Phillips Opposes Shell's Timor Sea FLNG Plan
Phillips Petroleum Co. opposes a plan by partner Royal Dutch/Shell Group to use a floating platform to develop a $4.9 billion liquefied natural gas project off Australia, saying it doesn't offer better returns. Shell said using a barge to process gas from the Greater Sunrise field could shave 40 percent off the cost of the project. Phillips wants to send the gas via a pipeline linked to its Bayu-Undan field and then to a plant in Darwin in northern Australia. "We don't share the view that Shell has expressed that that offshore plan will provide better returns," said Jim Godlove, Phillips' Darwin area manager. "We are very confident that our proposal is the preferred proposal."
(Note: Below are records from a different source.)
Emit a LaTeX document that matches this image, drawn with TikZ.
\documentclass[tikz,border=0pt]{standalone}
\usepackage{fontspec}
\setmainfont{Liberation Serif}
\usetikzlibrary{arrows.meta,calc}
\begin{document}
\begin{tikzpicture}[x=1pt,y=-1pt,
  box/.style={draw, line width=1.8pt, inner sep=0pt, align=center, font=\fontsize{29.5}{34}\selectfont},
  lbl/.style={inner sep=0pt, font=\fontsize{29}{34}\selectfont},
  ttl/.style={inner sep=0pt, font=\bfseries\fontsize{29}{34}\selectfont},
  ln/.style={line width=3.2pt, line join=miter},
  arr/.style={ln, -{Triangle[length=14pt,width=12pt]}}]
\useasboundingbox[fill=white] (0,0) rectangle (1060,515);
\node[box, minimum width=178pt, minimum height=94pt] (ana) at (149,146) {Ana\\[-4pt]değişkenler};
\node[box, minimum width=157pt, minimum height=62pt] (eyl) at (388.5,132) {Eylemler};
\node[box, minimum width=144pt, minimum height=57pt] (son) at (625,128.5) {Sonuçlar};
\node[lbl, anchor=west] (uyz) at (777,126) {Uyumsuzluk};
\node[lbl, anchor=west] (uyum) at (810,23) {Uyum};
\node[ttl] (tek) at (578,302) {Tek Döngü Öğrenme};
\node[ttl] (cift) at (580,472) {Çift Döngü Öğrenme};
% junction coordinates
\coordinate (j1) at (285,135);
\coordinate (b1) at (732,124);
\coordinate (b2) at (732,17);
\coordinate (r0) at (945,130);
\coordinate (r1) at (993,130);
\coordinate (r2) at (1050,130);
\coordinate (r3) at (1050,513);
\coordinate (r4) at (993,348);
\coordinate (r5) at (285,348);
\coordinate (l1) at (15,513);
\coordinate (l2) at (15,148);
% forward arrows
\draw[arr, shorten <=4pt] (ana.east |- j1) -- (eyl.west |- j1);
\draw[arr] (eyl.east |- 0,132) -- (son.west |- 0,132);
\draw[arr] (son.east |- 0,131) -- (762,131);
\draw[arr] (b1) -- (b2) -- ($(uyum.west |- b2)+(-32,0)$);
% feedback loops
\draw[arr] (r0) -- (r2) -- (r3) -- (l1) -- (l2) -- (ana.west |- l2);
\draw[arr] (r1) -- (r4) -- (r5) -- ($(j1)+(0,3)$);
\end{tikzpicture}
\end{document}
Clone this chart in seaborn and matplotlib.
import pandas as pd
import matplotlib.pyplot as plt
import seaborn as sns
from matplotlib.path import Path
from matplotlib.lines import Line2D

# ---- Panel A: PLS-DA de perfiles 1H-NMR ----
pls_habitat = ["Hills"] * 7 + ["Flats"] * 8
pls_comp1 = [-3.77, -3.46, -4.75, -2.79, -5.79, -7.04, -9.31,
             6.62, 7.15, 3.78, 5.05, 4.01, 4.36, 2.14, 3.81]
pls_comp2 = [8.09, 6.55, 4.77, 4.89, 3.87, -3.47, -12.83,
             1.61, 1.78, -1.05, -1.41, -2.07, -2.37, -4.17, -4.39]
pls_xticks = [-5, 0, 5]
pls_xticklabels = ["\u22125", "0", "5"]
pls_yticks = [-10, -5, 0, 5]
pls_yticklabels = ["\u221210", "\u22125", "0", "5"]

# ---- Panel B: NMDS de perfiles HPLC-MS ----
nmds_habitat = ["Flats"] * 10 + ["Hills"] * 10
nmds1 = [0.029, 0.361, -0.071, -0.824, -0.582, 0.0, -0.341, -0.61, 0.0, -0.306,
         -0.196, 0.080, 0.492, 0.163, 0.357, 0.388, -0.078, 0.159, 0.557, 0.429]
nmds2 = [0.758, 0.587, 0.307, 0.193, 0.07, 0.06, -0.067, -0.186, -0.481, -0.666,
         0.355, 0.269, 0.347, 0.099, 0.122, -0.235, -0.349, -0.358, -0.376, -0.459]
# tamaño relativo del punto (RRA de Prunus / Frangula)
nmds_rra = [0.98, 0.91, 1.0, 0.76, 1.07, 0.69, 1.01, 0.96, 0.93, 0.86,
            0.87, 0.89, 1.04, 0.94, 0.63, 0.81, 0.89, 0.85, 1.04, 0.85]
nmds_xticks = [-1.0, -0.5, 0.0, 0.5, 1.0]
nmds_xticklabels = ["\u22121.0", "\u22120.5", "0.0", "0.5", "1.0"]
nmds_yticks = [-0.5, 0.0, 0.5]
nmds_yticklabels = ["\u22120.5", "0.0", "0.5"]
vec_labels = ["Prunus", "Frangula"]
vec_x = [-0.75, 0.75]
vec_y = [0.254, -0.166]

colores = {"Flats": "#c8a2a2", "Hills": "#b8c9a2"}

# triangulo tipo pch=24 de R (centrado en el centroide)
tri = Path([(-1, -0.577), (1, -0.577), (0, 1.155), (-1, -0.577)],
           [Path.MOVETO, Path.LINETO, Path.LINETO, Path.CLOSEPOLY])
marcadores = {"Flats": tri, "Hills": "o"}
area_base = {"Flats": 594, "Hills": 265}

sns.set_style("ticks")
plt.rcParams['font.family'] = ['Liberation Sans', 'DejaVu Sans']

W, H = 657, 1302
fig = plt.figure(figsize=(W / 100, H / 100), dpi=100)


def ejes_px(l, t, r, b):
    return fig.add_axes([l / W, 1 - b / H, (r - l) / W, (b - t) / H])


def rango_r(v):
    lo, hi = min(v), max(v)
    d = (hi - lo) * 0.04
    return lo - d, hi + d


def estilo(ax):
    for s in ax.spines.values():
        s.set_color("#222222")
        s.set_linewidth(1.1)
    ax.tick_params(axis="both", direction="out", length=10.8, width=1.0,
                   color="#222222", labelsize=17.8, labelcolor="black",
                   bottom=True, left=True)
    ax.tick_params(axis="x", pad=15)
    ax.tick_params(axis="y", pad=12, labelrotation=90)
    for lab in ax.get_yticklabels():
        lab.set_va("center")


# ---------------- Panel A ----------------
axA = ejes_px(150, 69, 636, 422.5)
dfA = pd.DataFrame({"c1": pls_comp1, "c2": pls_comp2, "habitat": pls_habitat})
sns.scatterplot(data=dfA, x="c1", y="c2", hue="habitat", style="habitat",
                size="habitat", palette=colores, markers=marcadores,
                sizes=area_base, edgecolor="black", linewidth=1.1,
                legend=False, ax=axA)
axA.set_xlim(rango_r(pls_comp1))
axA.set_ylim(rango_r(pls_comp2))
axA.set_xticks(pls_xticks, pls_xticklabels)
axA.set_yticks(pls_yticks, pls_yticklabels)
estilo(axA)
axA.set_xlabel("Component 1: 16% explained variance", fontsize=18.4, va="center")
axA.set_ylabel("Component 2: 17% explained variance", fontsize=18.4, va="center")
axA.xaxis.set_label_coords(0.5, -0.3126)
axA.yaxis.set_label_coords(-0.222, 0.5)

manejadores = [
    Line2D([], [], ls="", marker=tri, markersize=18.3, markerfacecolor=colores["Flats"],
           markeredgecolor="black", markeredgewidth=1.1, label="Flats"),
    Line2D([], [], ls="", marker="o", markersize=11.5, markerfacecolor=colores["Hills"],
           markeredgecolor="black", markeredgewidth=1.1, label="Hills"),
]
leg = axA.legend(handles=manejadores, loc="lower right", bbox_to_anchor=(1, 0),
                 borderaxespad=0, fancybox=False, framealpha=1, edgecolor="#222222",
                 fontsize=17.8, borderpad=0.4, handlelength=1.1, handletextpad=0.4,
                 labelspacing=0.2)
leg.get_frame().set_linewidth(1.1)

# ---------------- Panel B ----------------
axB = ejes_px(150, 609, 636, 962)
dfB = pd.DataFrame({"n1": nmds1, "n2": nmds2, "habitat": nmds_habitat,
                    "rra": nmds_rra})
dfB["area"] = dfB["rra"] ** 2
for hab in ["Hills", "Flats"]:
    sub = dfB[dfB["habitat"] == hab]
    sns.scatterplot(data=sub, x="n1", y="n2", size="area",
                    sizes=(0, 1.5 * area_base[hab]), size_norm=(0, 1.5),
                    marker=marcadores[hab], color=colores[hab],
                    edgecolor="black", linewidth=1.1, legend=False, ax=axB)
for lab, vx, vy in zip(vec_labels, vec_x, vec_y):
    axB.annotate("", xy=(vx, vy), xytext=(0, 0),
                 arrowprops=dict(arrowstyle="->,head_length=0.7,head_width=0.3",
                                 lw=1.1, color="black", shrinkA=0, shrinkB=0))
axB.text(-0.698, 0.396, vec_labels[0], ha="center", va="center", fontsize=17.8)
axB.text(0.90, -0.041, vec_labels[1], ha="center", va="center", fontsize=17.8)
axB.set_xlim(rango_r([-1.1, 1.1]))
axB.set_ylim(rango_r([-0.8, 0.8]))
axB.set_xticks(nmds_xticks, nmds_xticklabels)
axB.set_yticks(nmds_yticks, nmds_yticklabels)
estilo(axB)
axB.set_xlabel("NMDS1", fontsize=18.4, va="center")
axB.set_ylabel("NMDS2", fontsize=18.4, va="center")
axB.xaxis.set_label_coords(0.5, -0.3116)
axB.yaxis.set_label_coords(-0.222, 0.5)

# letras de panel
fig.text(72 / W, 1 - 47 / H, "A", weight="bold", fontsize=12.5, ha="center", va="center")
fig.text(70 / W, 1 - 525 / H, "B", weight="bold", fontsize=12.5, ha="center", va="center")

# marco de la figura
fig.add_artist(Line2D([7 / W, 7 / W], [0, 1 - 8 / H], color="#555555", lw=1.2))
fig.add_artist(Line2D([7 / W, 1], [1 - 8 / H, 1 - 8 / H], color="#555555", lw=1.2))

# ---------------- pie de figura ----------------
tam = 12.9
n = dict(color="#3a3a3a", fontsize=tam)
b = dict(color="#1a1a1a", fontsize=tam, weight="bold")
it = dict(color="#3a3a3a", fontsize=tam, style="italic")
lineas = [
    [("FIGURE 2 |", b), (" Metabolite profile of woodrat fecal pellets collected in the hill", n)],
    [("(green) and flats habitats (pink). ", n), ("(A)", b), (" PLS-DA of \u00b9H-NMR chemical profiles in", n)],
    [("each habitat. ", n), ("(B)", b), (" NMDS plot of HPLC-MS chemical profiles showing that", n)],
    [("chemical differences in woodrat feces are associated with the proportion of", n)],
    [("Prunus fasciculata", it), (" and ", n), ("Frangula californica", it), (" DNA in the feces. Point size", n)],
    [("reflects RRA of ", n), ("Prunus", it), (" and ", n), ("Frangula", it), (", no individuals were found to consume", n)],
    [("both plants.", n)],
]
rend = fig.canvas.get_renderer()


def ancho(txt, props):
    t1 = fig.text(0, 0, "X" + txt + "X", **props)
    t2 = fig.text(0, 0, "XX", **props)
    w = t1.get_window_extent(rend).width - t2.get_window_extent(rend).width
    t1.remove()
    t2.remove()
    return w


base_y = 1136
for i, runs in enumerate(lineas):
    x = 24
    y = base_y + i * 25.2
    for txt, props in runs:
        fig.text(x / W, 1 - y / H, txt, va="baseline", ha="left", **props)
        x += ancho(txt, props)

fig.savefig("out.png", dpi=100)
Shell has stated that the owners of Sunrise must reduce costs to cheaply supply $20 billion of gas to El Paso Corp. in California and compete with rivals in Indonesia and Qatar. It may find it difficult to get support from Phillips, which owns the majority of Bayu-Undan and 30 percent of Sunrise. Phillips and its partners in the $1.6 billion Bayu-Undan project last week postponed indefinitely building a $500 million pipeline to shore because neighboring East Timor wants an extra $500 million in taxes. Analysts expect the tax talks with East Timor to be resolved.
Bayu-Undan is already being developed to pump out the oil and other liquids in the field, starting in 2004. Profits from the project will double, though, if the gas in the field can be sold as well. Sunrise, with about three times as much gas as Bayu-Undan, isn't planned to start producing until 2006 or later. Phillips and Woodside, Australia's second largest oil company, in March signed a letter of intent with El Paso, the largest U.S. gas pipeline owner, to supply 4.8 million metric tons of liquefied natural gas each year for two decades. With U.S. natural gas prices set to fall in the next few years, the Sunrise project must cut costs to be competitive, Parsley said.